PS: Quiet Earth review.
posted by: Ian on:
November 4, 2008 @ 2:30 pm
Flip Animation Festival is on in Wolverhampton this week, and includes one of the first UK screenings of Nina Paley’s debut feature Sita Sings the Blues. Paley is a comic strip artist who moved into filmmaking ten years ago, and spent the last five animating Sita on her home computer. Inspired by the Ramayana, the film concerns the parallel man-troubles of Sita (in India’s mythical past) and Nina (in contemporary America), with musical backup from 20s songstress Annette Hanshaw. The director’s blog details some of the copyright hassles Hanshaw’s music has encountered as well as the film’s plaudit-strewn festival journey, and this Variety review will help to whet your appetite. (It’s also screening tomorrow in Leeds.)
PS :: There’s a rundown of other things going on this month at our listings archive. If you want this info sent to you directly, sign up to our email list on the left <<.
posted by: Ian on:
November 3, 2008 @ 3:18 pm
This film about a little robot discovering the joys of Digbeth was winner of the recent Film Dash challenge…
A last-minute reminder that there is a 48-hour film challenge going on in Birmingham this weekend, if you happen to have three days spare.

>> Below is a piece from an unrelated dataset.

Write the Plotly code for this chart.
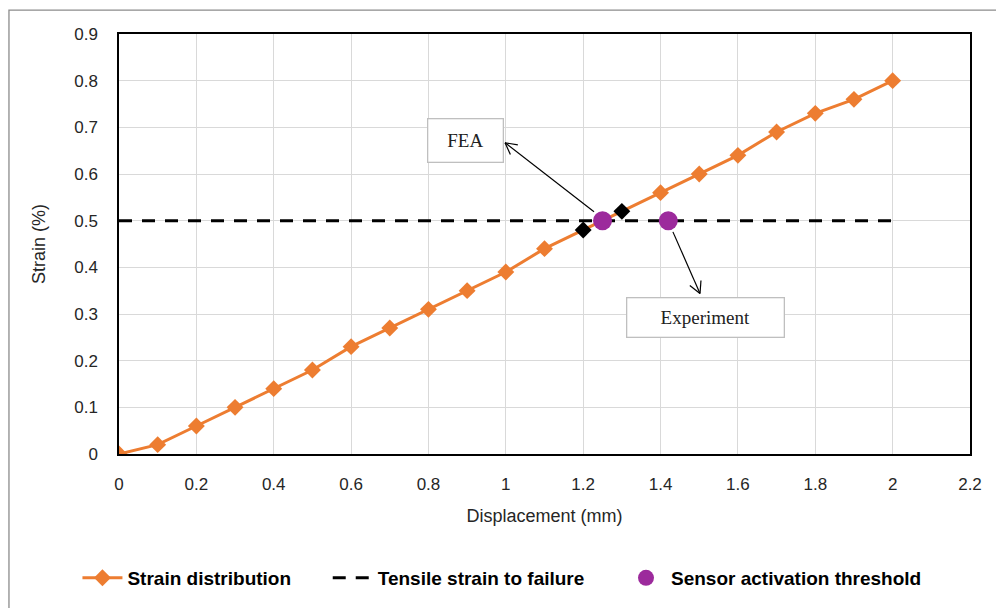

At 6pm tomorrow you get your brief, and by 6pm on Sunday you need to have planned, shot and edited your film. More details on the Film Dash blog.
posted by: Ian on:
October 14, 2008 @ 11:59 am
Yet another thing we forgot to mention in our listings; this is an exhibition which runs until 9 November at the University of Birmingham. It’s part of a wider project where artists and writers from across Europe share their experience of the transition from dictatorship to democracy. There is also a series of Wednesday night screenings at the Rainbow pub in Digbeth to complement the show, starting tomorrow (Weds 15 Oct) at 7pm with The Lives of Others.